Ten Years Later: Strawbale in the Building Codes

Ten years ago,

Environmental Building News (EBN) reported on the first building codes for strawbale construction (see

EBN

Vol. 5, No. 1). The State of Nevada had recently passed a mandate requiring local jurisdictions to permit strawbale buildings, and California had approved voluntary guidelines that could be adopted at the local level. On January 1, 1996, the County of Napa, California, adopted that state’s strawbale building guidelines, becoming the first government body to officially adopt a strawbale building code. The next day, the City of Tucson and County of Pima, Arizona, adopted one that had been in development there for more than two years (and upon which the California guidelines, along with most subsequent strawbale codes, were based). Later that month the State of New Mexico approved a draft of Standards for Non-Loadbearing Baled Straw Construction, which was adopted into its state building code in 1997. Over the next half-dozen years, strawbale codes were adopted in many California jurisdictions, as well as in parts of Texas, Colorado, Arizona, and Nebraska, and the entire state of Oregon.

The alternative materials and methods clause in the model codes, and now in the International Code Council’s International Building Code® (IBC), has always been an open door to strawbale, but “having it specifically included in the codes gives it much more credibility in many people’s eyes—including building officials, lenders, and the insurance industry,” Martin Hammer, a Berkeley, California, architect who has been working with strawbale codes since 2001, told

EBN. The move toward codification does seem to have improved the perceived legitimacy of strawbale. Getting permitted is much less difficult than it once was, even for the significant percentage of permitted strawbale structures built in code-enforced areas that have no specific codes for strawbale in place.

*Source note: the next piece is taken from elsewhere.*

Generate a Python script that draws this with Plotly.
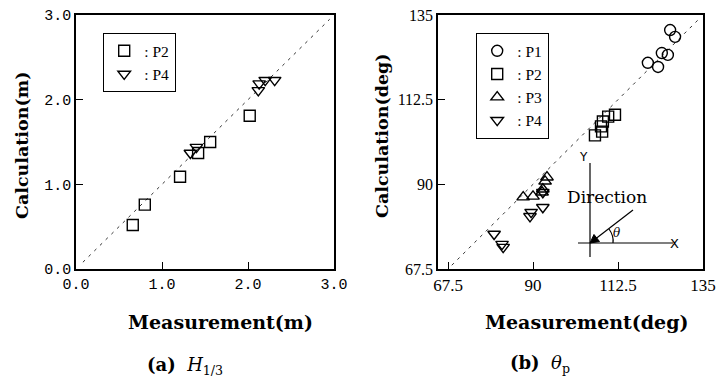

Chris Magwood, who leads the Sustainable Design and Construction course at Fleming College in Haliburton, Ontario, and has authored two books about strawbale building, told

EBN that “code activity in the U.S. has made it much easier to get approvals here in Canada,“ where no strawbale codes exist. At one point, according to Magwood, the Ontario Straw Bale Building Coalition considered creating a strawbale code for its area but decided that the cost and the effort weren’t justified. Over one hundred strawbale structures, including urban projects, have been built in the Ontario area in recent years without significant permitting difficulties.

Strawbale buildings are also going up in areas of the U.S. without enforced building codes (and certainly some small number are sneaked in under the radar of local officials). Most are probably examples of reasonably good craftsmanship, and a few may represent the very best strawbale has to offer, but the overall performance and serviceable lifespan of some of them is anybody’s guess. “I think codes serve a purpose—maybe simply to help monitor good construction versus bad construction,” says Joyce Coppinger, director of the Green Prairie Foundation for Sustainability in Lincoln, Nebraska, publisher of

The Last Straw.

Hammer concurs. “The worst that happens with no code is that failures get built,” he says, stating that the benefits of a well-written code outweigh the freedoms of building in a vacuum. Since failures often get more attention than successes, he senses the danger of a skewed perception. “When there’s no code or guidelines, people invent things—not always very well. However, innovation has always been one of the strengths of strawbale building, so we need a code that still allows that while addressing preventable disasters.”

Some have argued that codification is a double-edged sword, particularly when the regulated item is neither proprietary nor sponsored by any industry; a prescriptive code can ultimately mandate less-than-best practices for decades despite initial good intentions. The issue of climate-applicability is also a concern—as Coppinger notes, “California’s code is good . . . but is it appropriate for Massachusetts?”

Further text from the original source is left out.